For those without access to licensed or regulated sources of credit, loan sharks and unlicensed lenders filled the gap. Fuel and water utility privatisation and the introduction of first the poll tax and subsequently the council tax conspired to increase the debt burden or low-income households. As availability of social housing diminished with the drastic reduction in council building programmes, the introduction of the Right to Buy scheme and Rents to Mortgages, combined with the hyping of low cost mortgage options led to an increasing privatisation of low income housing.

The onset of recession in the 1990s led to a massive increase in personal debt and a rapid rise in mortgage arrears and repossessions. Since 1990, approximately 300,000 households have lost their homes through repossession proceedings. Debt - whether mortgage or rent arrears, fuel debt, credit card debt or unpaid council tax - has become a constant destabilising factor in working class life. We hide from bailiffs, stuff unopened letters from creditors in drawers and hope our non-attendance on county court summonses will make the dread of repossession go away.

As the economists Werner Bonefeld and John Holloway note

”The boom of the 1980s acted as a neutralising agent as it helped to co-opt parts of the working class to the project of prosperity... Poverty, unemployment and marginalisation of superfluous labour power coincided with prosperity. The boom vindicated the monetarist imposition of market equality. The decomposition of resistance to austerity was based on poverty, a poverty which was the mirror image of a credit driven prosperity. in the face of poverty, prosperity broke the hornogeneity of resistance against austerity ... The threat of unemployment was reinforced by the threat of a forcible collection of unpaid debt, eviction and thus homelessness and poverty. The disciplining power of debt and precarious work cannot be overestimated."2

That "disciplining power of debt" overshadows all our attempts to forge a new politics of working class resistance. The fear it engenders disrupts solidarity and community. Working class life has become increasingly privatised, and the burden of debt is a deliberately engineered cause.

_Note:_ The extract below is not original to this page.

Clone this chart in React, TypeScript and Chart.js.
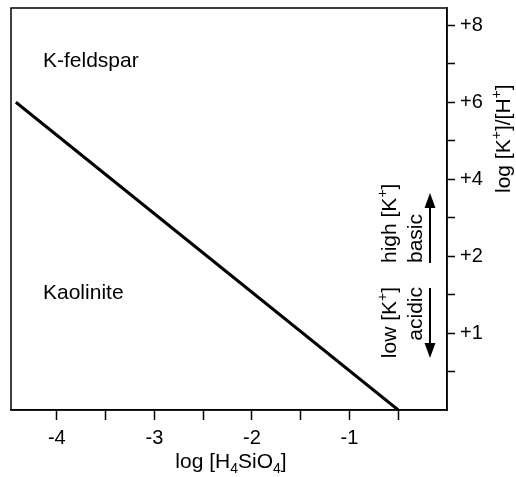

It follows, then, that if we want to rebuild working class solidarity, we have to start with where we are, and the problems we face, rather than attempt to build a politics based on an idealised notion of working class life - we have to reforge class identity and politicisation around the question that holds us back - the question of debt.

In the struggle against the poll tax real steps were taken to build active community groups capable of tackling real issues thrown up by the non-payment campaign as it came to root itself in daily life. Anti poll tax unions were able to provide legal advice in support of non-payment, both as leaflets and through immediate representation and support. Direct action was taken against enforcement procedures, through physical disruption of court proceedings, to monitoring and physical harassment of bailiffs.

When the Tories caved in, the anti-poll tax unions faded away. The practices of that period though should give us some insight into how we can re-establish a notion of active community resistance today.

Enforcement procedures for all forms of personal debt are broadly similar. A first step to resistance would be to distribute to all households in a given area, advice and information about rights with regard to enforcement. More importantly, the provision of such information ought to allow a point of contact for anyone willing to get involved in a campaign against working class debt in a particular area and the establishment of telephone trees etc. Local groups could be set up along similar lines to the original anti-poll tax unions, to co-ordinate information, hold advice surgeries etc. and to monitor the various enforcement strategies pursued. Anti-debt groups could seek to offer advice and help at county and magistrates courts and look to whether direct action could effectively prevent enforcement proceedings going ahead. Local groups could compile details of bailiffs firms active in the area, and monitor their movements with a view to preventing them recovering against any household within that area Bailiffs offices and cars could be targeted for direct action. Bailiffs who live in working class communities could be doorstepped by "anti-bailiffs" and be made aware of the consequences of continued anti-working class activity and parasitism.

In the longer term, groups organised around anti-debt activities could co-ordinate political pressure and harassment such as to push for debt amnesties for particular households, estates etc. Those who profit from our poverty - whether they be banks, pawnbrokers, fuel companies etc. need public outlets to operate effectively and they need therefore public "co-operation" to be able to carry out their work effectively. If that "co-operation" were withdrawn, life might cease to be so easy.

The expansion of credit access, and hence, the increase in working class debt, has made insecurity a permanent pervasive threat to our confidence as a class. Whenever we think of going on strike, or quitting a job we can't stand any longer, the dread of debt, of repossession, disconnection, looms over us and we lower our heads once more. Collective resistance ought to start then with what holds us back. Jubilee 2000 has organised a campaign of the great and the good against Third World debt. All power to them. What we need in order to overcome the privatisation of life which is the legacy of the Thatcher/Major years and from which New Labour intend to profit, is a militant direct action campaign against those who leach and profit from us every day.

More and more of us wake up in the middle of the night in a cold sweat over mortgage arrears, unpaid rent, fuel bills, court summonses etc. If our politics is to have any meaning it has to show how we can resist the miseries and fears of everyday life. A campaign against working class debt, based on the lessons and tactics of the anti-poll tax movement, would provide a way of rebuilding practical solidarity within our communities by tackling head on that which usually acts as an atomising obstacle to the forging of such solidarity. This article is intended to at least raise the issue and to suggest that with imagination and information we can build such a campaign. In the box below is a list of a few of the many companies who profit from our debts. Give them hell.

  • 1Life on a Low Income Joseph Rowntree Foundation 1996.
  • 2Bonefeld and Holloway ed. Global Capital, National State and the Politics of Money. Macmillan 1995.